* [Aim]:
Repeat all the material exactly; pictures stay out of your copy.

Collected data entries:
* * * * *
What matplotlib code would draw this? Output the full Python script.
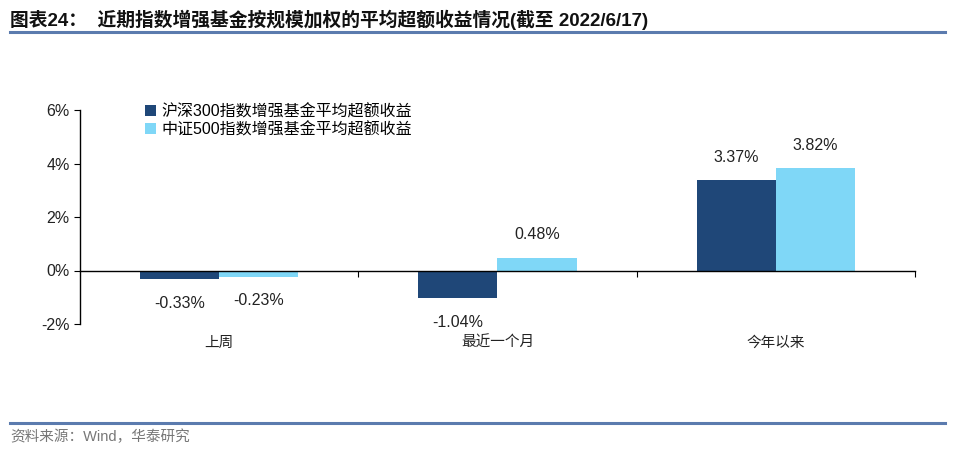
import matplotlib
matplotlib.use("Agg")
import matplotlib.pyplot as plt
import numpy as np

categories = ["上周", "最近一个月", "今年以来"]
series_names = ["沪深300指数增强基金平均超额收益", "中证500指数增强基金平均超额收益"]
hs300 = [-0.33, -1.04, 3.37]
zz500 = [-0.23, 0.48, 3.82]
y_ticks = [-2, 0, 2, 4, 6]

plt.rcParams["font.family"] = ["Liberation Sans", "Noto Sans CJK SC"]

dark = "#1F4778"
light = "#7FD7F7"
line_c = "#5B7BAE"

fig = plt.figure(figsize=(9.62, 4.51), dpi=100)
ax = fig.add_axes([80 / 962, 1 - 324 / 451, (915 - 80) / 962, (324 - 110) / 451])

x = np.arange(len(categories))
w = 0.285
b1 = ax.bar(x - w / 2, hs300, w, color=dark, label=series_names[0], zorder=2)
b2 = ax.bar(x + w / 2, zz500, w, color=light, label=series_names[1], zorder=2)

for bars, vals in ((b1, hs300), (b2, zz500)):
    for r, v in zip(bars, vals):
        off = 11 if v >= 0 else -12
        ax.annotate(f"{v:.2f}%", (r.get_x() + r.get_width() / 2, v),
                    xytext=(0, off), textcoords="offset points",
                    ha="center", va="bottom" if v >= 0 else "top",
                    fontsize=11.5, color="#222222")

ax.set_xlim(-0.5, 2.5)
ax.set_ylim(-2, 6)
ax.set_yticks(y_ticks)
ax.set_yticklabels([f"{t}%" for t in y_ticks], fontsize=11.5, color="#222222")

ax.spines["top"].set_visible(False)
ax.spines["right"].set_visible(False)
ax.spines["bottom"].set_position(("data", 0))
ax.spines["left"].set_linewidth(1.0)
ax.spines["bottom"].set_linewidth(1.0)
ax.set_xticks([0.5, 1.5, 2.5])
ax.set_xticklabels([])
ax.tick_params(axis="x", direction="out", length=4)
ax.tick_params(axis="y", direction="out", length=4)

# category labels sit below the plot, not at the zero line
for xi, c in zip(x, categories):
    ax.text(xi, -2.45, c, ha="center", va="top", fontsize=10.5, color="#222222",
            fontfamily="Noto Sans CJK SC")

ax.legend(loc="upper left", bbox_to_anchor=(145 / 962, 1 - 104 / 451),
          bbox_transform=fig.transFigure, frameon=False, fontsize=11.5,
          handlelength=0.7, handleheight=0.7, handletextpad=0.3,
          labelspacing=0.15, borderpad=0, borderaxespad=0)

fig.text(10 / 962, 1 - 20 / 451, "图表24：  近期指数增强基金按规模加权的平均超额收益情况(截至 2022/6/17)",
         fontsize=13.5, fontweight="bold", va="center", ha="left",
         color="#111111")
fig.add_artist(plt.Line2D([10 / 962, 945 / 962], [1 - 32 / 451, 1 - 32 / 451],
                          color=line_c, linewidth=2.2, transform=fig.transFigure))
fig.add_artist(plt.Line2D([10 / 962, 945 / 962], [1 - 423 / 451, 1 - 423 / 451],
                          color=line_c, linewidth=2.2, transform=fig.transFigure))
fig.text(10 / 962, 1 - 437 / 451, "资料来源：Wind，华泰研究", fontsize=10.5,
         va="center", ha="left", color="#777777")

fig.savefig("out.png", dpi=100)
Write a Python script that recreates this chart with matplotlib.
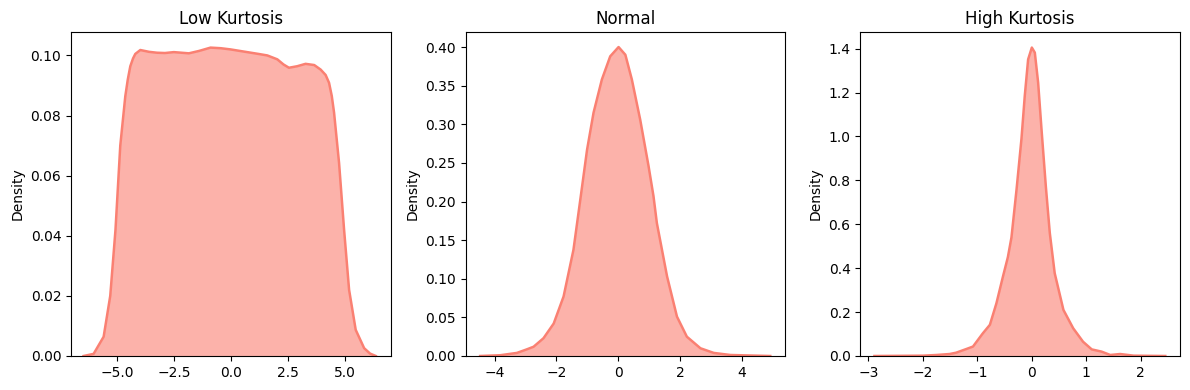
* * * * *
* [Written solution]:
What matplotlib code would draw this? Output the full Python script.
import matplotlib
matplotlib.use("Agg")
import matplotlib.pyplot as plt
import numpy as np

categories = ["上周", "最近一个月", "今年以来"]
series_names = ["沪深300指数增强基金平均超额收益", "中证500指数增强基金平均超额收益"]
hs300 = [-0.33, -1.04, 3.37]
zz500 = [-0.23, 0.48, 3.82]
y_ticks = [-2, 0, 2, 4, 6]

plt.rcParams["font.family"] = ["Liberation Sans", "Noto Sans CJK SC"]

dark = "#1F4778"
light = "#7FD7F7"
line_c = "#5B7BAE"

fig = plt.figure(figsize=(9.62, 4.51), dpi=100)
ax = fig.add_axes([80 / 962, 1 - 324 / 451, (915 - 80) / 962, (324 - 110) / 451])

x = np.arange(len(categories))
w = 0.285
b1 = ax.bar(x - w / 2, hs300, w, color=dark, label=series_names[0], zorder=2)
b2 = ax.bar(x + w / 2, zz500, w, color=light, label=series_names[1], zorder=2)

for bars, vals in ((b1, hs300), (b2, zz500)):
    for r, v in zip(bars, vals):
        off = 11 if v >= 0 else -12
        ax.annotate(f"{v:.2f}%", (r.get_x() + r.get_width() / 2, v),
                    xytext=(0, off), textcoords="offset points",
                    ha="center", va="bottom" if v >= 0 else "top",
                    fontsize=11.5, color="#222222")

ax.set_xlim(-0.5, 2.5)
ax.set_ylim(-2, 6)
ax.set_yticks(y_ticks)
ax.set_yticklabels([f"{t}%" for t in y_ticks], fontsize=11.5, color="#222222")

ax.spines["top"].set_visible(False)
ax.spines["right"].set_visible(False)
ax.spines["bottom"].set_position(("data", 0))
ax.spines["left"].set_linewidth(1.0)
ax.spines["bottom"].set_linewidth(1.0)
ax.set_xticks([0.5, 1.5, 2.5])
ax.set_xticklabels([])
ax.tick_params(axis="x", direction="out", length=4)
ax.tick_params(axis="y", direction="out", length=4)

# category labels sit below the plot, not at the zero line
for xi, c in zip(x, categories):
    ax.text(xi, -2.45, c, ha="center", va="top", fontsize=10.5, color="#222222",
            fontfamily="Noto Sans CJK SC")

ax.legend(loc="upper left", bbox_to_anchor=(145 / 962, 1 - 104 / 451),
          bbox_transform=fig.transFigure, frameon=False, fontsize=11.5,
          handlelength=0.7, handleheight=0.7, handletextpad=0.3,
          labelspacing=0.15, borderpad=0, borderaxespad=0)

fig.text(10 / 962, 1 - 20 / 451, "图表24：  近期指数增强基金按规模加权的平均超额收益情况(截至 2022/6/17)",
         fontsize=13.5, fontweight="bold", va="center", ha="left",
         color="#111111")
fig.add_artist(plt.Line2D([10 / 962, 945 / 962], [1 - 32 / 451, 1 - 32 / 451],
                          color=line_c, linewidth=2.2, transform=fig.transFigure))
fig.add_artist(plt.Line2D([10 / 962, 945 / 962], [1 - 423 / 451, 1 - 423 / 451],
                          color=line_c, linewidth=2.2, transform=fig.transFigure))
fig.text(10 / 962, 1 - 437 / 451, "资料来源：Wind，华泰研究", fontsize=10.5,
         va="center", ha="left", color="#777777")

fig.savefig("out.png", dpi=100)
Write a Python script that recreates this chart with matplotlib.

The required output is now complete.